The album, dark, strange, and a near 180 musical degrees from plastic pop that was dominating the charts at the time — think Britney Spears, *NSYNC, Backstreet Boys, and Destiny’s Child — cracked the Top 10 on the all-genre Billboard 200 and the Top 20 on the UK counterpart.”

The angular title track is built in either a very big, very subdivided 3/4 or a swiftly-flowing 6/8, relentlessly accented and driven by two handclap-like hits in the last third of each measure of the intro and verse. The percussion smooths out during the chorus, which shifts from Ab up a tritone to E (first heard at 1:24 – 1:40). Both sections keep the color of the keys somewhat fluid, with both major and minor third degrees mixed in. The pattern continues from there, with the exception of a meandering interlude/instrumental bridge from 2:36 – 3:28. Some neat harmonic tricks for sure, but considering the source, they’re more like routine.

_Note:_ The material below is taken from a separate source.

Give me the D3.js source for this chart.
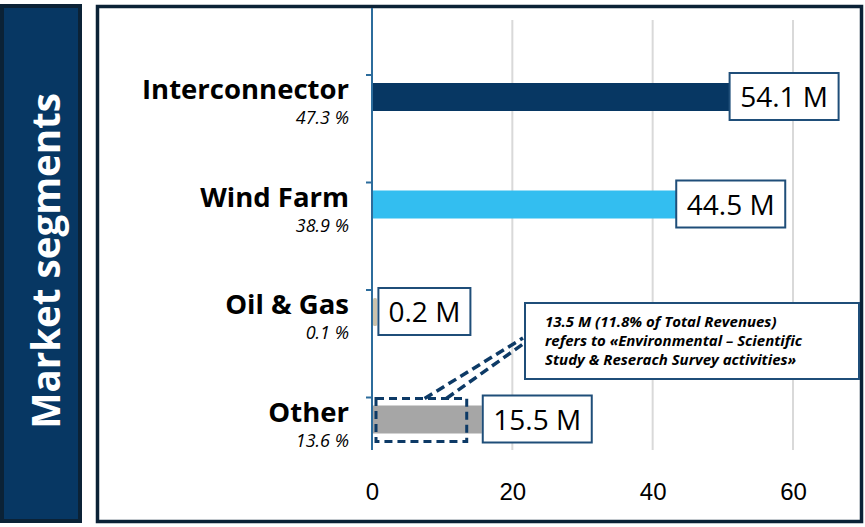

Westlife | You Raise Me Up

“You Raise Me Up,” written by Rolf Løvland and Brendan Graham, was initially recorded by the Irish-Norwegian band Secret Garden with vocalist Brian Kennedy. Josh Groban’s 2004 cover brought much wider recognition to the song, and the following year the Irish pop group Westlife released it as the lead single for their album Face to Face; it has since become the eighth most-streamed song of all time in Ireland.

Beginning in Eb, there is a modulation up to F at 1:19 and another to Gb at 2:30.